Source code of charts

——

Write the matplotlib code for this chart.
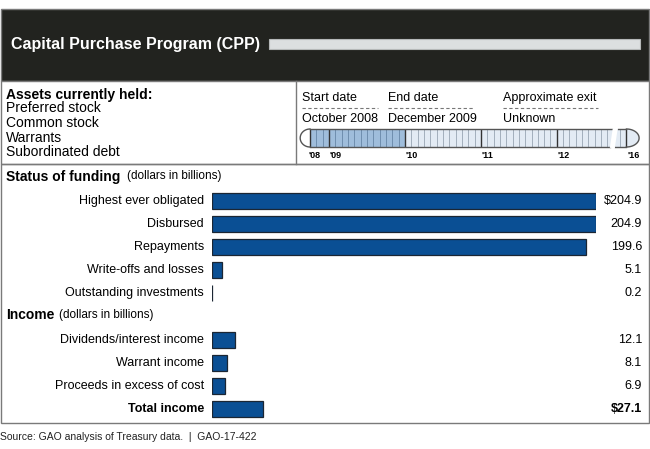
import numpy as np
import matplotlib
matplotlib.use("Agg")
import matplotlib.pyplot as plt
from matplotlib.patches import Rectangle, Polygon

plt.rcParams['font.family'] = ['Liberation Sans', 'DejaVu Sans']

# --- data ---
title = "Capital Purchase Program (CPP)"
assets_heading = "Assets currently held:"
assets = ["Preferred stock", "Common stock", "Warrants", "Subordinated debt"]
date_heads = ["Start date", "End date", "Approximate exit"]
date_values = ["October 2008", "December 2009", "Unknown"]

funding_labels = ["Highest ever obligated", "Disbursed", "Repayments",
                  "Write-offs and losses", "Outstanding investments"]
funding_values = [204.9, 204.9, 199.6, 5.1, 0.2]
funding_text = ["$204.9", "204.9", "199.6", "5.1", "0.2"]

income_labels = ["Dividends/interest income", "Warrant income",
                 "Proceeds in excess of cost", "Total income"]
income_values = [12.1, 8.1, 6.9, 27.1]
income_text = ["12.1", "8.1", "6.9", "$27.1"]

# timeline in months from Jan 2008, cut after Sep 2012 and resumed at Jan 2016
start_month = 9      # Oct 2008
end_month = 24       # end of Dec 2009
cut_month = 57       # Oct 2012
resume_month = 59    # Jan 2016 drawn here
year_ticks = [12, 24, 36, 48, 59]
year_labels = ["'08", "'09", "'10", "'11", "'12", "'16"]
year_label_pos = [8.75, 12.15, 24.15, 36.15, 48.15, 59.15]

W, H = 650, 449
fig = plt.figure(figsize=(W / 100, H / 100), dpi=100)

# background / layout axes in pixel units
bg = fig.add_axes([0, 0, 1, 1])
bg.set_xlim(0, W)
bg.set_ylim(H, 0)
bg.axis('off')

edge = '#7a7a7a'
bg.add_patch(Rectangle((0.5, 8.5), 648.5, 72, fc='#22231f', ec=edge, lw=1))
bg.add_patch(Rectangle((269, 38.5), 371, 10, fc='#dcdfe0', ec='#b5b8b8', lw=0.8))
bg.text(11, 44, title, color='white', fontsize=11.5, fontweight='bold', va='center')

bg.add_patch(Rectangle((0.5, 80.5), 648.5, 83.5, fc='white', ec=edge, lw=1))
bg.plot([296, 296], [80.5, 164], color=edge, lw=1)
bg.add_patch(Rectangle((0.5, 164), 648.5, 259, fc='none', ec=edge, lw=1))

bg.text(6, 94.5, assets_heading, fontsize=10, fontweight='bold', va='center')
for i, a in enumerate(assets):
    bg.text(6, 108.5 + 14.5 * i, a, fontsize=10, va='center')

head_x = [302, 388, 503]
head_w = [76, 86, 95]
for hx, hw, h, v in zip(head_x, head_w, date_heads, date_values):
    bg.text(hx, 98, h, fontsize=9, va='center')
    bg.plot([hx, hx + hw], [107.5, 107.5], color='#777777', lw=0.8, ls=(0, (3, 2.2)))
    bg.text(hx, 119, v, fontsize=9, va='center')

# section headings
bg.text(6, 176.5, "Status of funding", fontsize=10, fontweight='bold', va='center')
bg.text(127, 176.5, "(dollars in billions)", fontsize=8.5, va='center')
bg.text(6, 315, "Income", fontsize=10, fontweight='bold', va='center')
bg.text(59, 315, "(dollars in billions)", fontsize=8.5, va='center')

funding_rows = 201 + 23 * np.arange(len(funding_values))
income_rows = 340 + 23 * np.arange(len(income_values))

for y, lab, txt in zip(funding_rows, funding_labels, funding_text):
    bg.text(204, y, lab, fontsize=9, ha='right', va='center')
    bg.text(642, y, txt, fontsize=9, ha='right', va='center')
for i, (y, lab, txt) in enumerate(zip(income_rows, income_labels, income_text)):
    wt = 'bold' if i == len(income_labels) - 1 else 'normal'
    bg.text(204, y, lab, fontsize=9, ha='right', va='center', fontweight=wt)
    bg.text(642, y, txt, fontsize=9, ha='right', va='center', fontweight=wt)

bg.text(0, 437, "Source: GAO analysis of Treasury data.  |  GAO-17-422",
        fontsize=7.5, va='center', color='#222222')

# bars
ax = fig.add_axes([212 / W, 0, 384 / W, 1])
ax.set_xlim(0, max(funding_values))
ax.set_ylim(H, 0)
ax.axis('off')
bar_kw = dict(height=16, color='#0a4f94', edgecolor='#1b2633', lw=0.9)
ax.barh(funding_rows, funding_values, **bar_kw)
ax.barh(income_rows, income_values, **bar_kw)

# timeline strip
tl = fig.add_axes([300 / W, 1 - 147 / H, 341 / W, 18 / H])
tl.set_xlim(7.42, 61.3)
tl.set_ylim(0, 1)
tl.axis('off')

light = '#e3ebf4'
dark = '#9fbddb'
line_c = '#555555'
t = np.linspace(np.pi / 2, 3 * np.pi / 2, 40)
left_cap = np.column_stack([start_month + 1.55 * np.cos(t), 0.5 + 0.5 * np.sin(t)])
t2 = np.linspace(-np.pi / 2, np.pi / 2, 40)
right_cap = np.column_stack([resume_month + 2.0 * np.cos(t2), 0.5 + 0.5 * np.sin(t2)])

tl.add_patch(Rectangle((end_month, 0), resume_month - end_month, 1, fc=light, ec='none'))
tl.add_patch(Polygon(right_cap, closed=True, fc=light, ec='none'))
tl.add_patch(Rectangle((start_month, 0), end_month - start_month, 1, fc=dark, ec='none'))
tl.add_patch(Polygon(left_cap, closed=True, fc='white', ec='none'))

for m in range(start_month + 1, resume_month):
    if m in year_ticks:
        continue
    c = '#6f8eae' if m < end_month else '#a3afbc'
    tl.plot([m, m], [0, 1], color=c, lw=0.7)
for m in year_ticks:
    tl.plot([m, m], [0, 1], color='#333333', lw=1)

# cut in the strip
tl.add_patch(Polygon([(56.37, -0.05), (57.16, -0.05), (57.63, 1.05), (56.84, 1.05)],
                     closed=True, fc='white', ec='none', zorder=5, clip_on=False))
tl.plot([start_month, 56.84], [1, 1], color=line_c, lw=1, clip_on=False, zorder=4)
tl.plot([start_month, 56.37], [0, 0], color=line_c, lw=1, clip_on=False, zorder=4)
tl.plot([57.63, resume_month], [1, 1], color=line_c, lw=1, clip_on=False, zorder=4)
tl.plot([57.16, resume_month], [0, 0], color=line_c, lw=1, clip_on=False, zorder=4)
tl.plot(left_cap[:, 0], left_cap[:, 1], color=line_c, lw=1, clip_on=False, zorder=4)
tl.plot(right_cap[:, 0], right_cap[:, 1], color=line_c, lw=1, clip_on=False, zorder=4)
tl.plot([start_month, start_month], [0, 1], color='#333333', lw=1)

for x, lab in zip(year_label_pos, year_labels):
    tl.text(x, -0.5, lab, fontsize=6.5, fontweight='bold', ha='left', va='center',
            clip_on=False)

fig.savefig("out.png", dpi=100)
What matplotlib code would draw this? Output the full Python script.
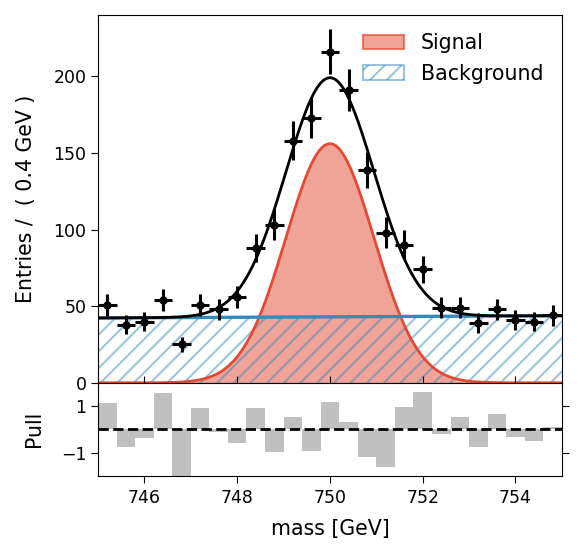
import numpy as np
import matplotlib
matplotlib.use("Agg")
import matplotlib.pyplot as plt
import matplotlib.patches as mpatches

# binned data (0.4 GeV bins from 745 to 755)
bin_lo = 745.0
bin_w = 0.4
counts = [51, 38, 40, 54, 25, 51, 48, 56, 88, 103, 158, 173, 216,
          191, 139, 98, 90, 74, 49, 49, 39, 48, 41, 40, 44]
pulls = [1.14, -0.74, -0.39, 1.55, -2.3, 0.90, -0.12, -0.57, 0.90, -0.96,
         0.55, -0.91, 1.16, 0.33, -1.17, -1.61, 0.94, 1.59, -0.20, 0.55,
         -0.74, 0.68, -0.33, -0.52, 0.10]

# fit parameters
sig_peak = 156.0
sig_mean = 750.0
sig_width = 0.95
bkg_level = 43.05
bkg_slope = 0.15

plt.rcParams['font.size'] = 12.5
plt.rcParams['hatch.linewidth'] = 1.5
big = 14.8

centers = bin_lo + bin_w * (np.arange(len(counts)) + 0.5)
counts = np.array(counts)
x = np.linspace(745, 755, 500)
sig = sig_peak * np.exp(-0.5 * ((x - sig_mean) / sig_width) ** 2)
bkg = bkg_level + bkg_slope * (x - 750)

fig = plt.figure(figsize=(5.84, 5.54), dpi=100)
ax = fig.add_axes([0.168, 0.309, 0.794, 0.664])
ax2 = fig.add_axes([0.168, 0.141, 0.794, 0.168], sharex=ax)

red = '#E24A33'
blue = '#348ABD'

ax.fill_between(x, 0, sig, color=red, alpha=0.5, lw=0)
ax.fill_between(x, 0, bkg, facecolor='none', edgecolor=blue, alpha=0.5, hatch='//', lw=0)
ax.plot(x, sig, color=red, lw=2)
ax.plot(x, bkg, color=blue, lw=2.4)
ax.plot(x, sig + bkg, color='black', lw=2)
ax.errorbar(centers, counts, xerr=bin_w / 2, yerr=np.sqrt(counts), fmt='o',
            color='black', ms=5, elinewidth=2.2, capsize=0)

ax.set_xlim(745, 755)
ax.set_ylim(0, 240)
ax.set_yticks([0, 50, 100, 150, 200])
ax.set_ylabel("Entries /  ( 0.4 GeV )", fontsize=big, labelpad=12.5)
ax.tick_params(labelbottom=False, length=4.8)

h_sig = mpatches.Patch(facecolor=(0.886, 0.29, 0.2, 0.5), edgecolor=(0.886, 0.29, 0.2, 0.7),
                       lw=1.5, label='Signal')
h_bkg = mpatches.Patch(facecolor='none', edgecolor=(0.204, 0.541, 0.741, 0.5),
                       hatch='//', lw=1.5, label='Background')
ax.legend(handles=[h_sig, h_bkg], loc='upper right', frameon=False, fontsize=big)

ax2.bar(centers, pulls, width=bin_w, color='#c0c0c0')
ax2.axhline(0, color='black', ls='--', lw=2)
ax2.set_ylim(-2, 2)
ax2.set_yticks([-1, 1])
ax2.set_ylabel("Pull", fontsize=big, labelpad=12)
ax2.set_xlabel("mass [GeV]", fontsize=big, labelpad=8)
ax2.set_xticks([746, 748, 750, 752, 754])
ax2.tick_params(top=True, right=True, length=4.8)
ax2.tick_params(axis='x', pad=5)

fig.savefig("out.png", dpi=100)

——

Task:
Starting at the top of the listing above, reproduce each line up to and including the one with "year_label_pos = [8.75, 12.15, 24.15, 36.15, 48.15, 59.15]"; omit the pictures.

Full answer:
Write the matplotlib code for this chart.
import numpy as np
import matplotlib
matplotlib.use("Agg")
import matplotlib.pyplot as plt
from matplotlib.patches import Rectangle, Polygon

plt.rcParams['font.family'] = ['Liberation Sans', 'DejaVu Sans']

# --- data ---
title = "Capital Purchase Program (CPP)"
assets_heading = "Assets currently held:"
assets = ["Preferred stock", "Common stock", "Warrants", "Subordinated debt"]
date_heads = ["Start date", "End date", "Approximate exit"]
date_values = ["October 2008", "December 2009", "Unknown"]

funding_labels = ["Highest ever obligated", "Disbursed", "Repayments",
                  "Write-offs and losses", "Outstanding investments"]
funding_values = [204.9, 204.9, 199.6, 5.1, 0.2]
funding_text = ["$204.9", "204.9", "199.6", "5.1", "0.2"]

income_labels = ["Dividends/interest income", "Warrant income",
                 "Proceeds in excess of cost", "Total income"]
income_values = [12.1, 8.1, 6.9, 27.1]
income_text = ["12.1", "8.1", "6.9", "$27.1"]

# timeline in months from Jan 2008, cut after Sep 2012 and resumed at Jan 2016
start_month = 9      # Oct 2008
end_month = 24       # end of Dec 2009
cut_month = 57       # Oct 2012
resume_month = 59    # Jan 2016 drawn here
year_ticks = [12, 24, 36, 48, 59]
year_labels = ["'08", "'09", "'10", "'11", "'12", "'16"]
year_label_pos = [8.75, 12.15, 24.15, 36.15, 48.15, 59.15]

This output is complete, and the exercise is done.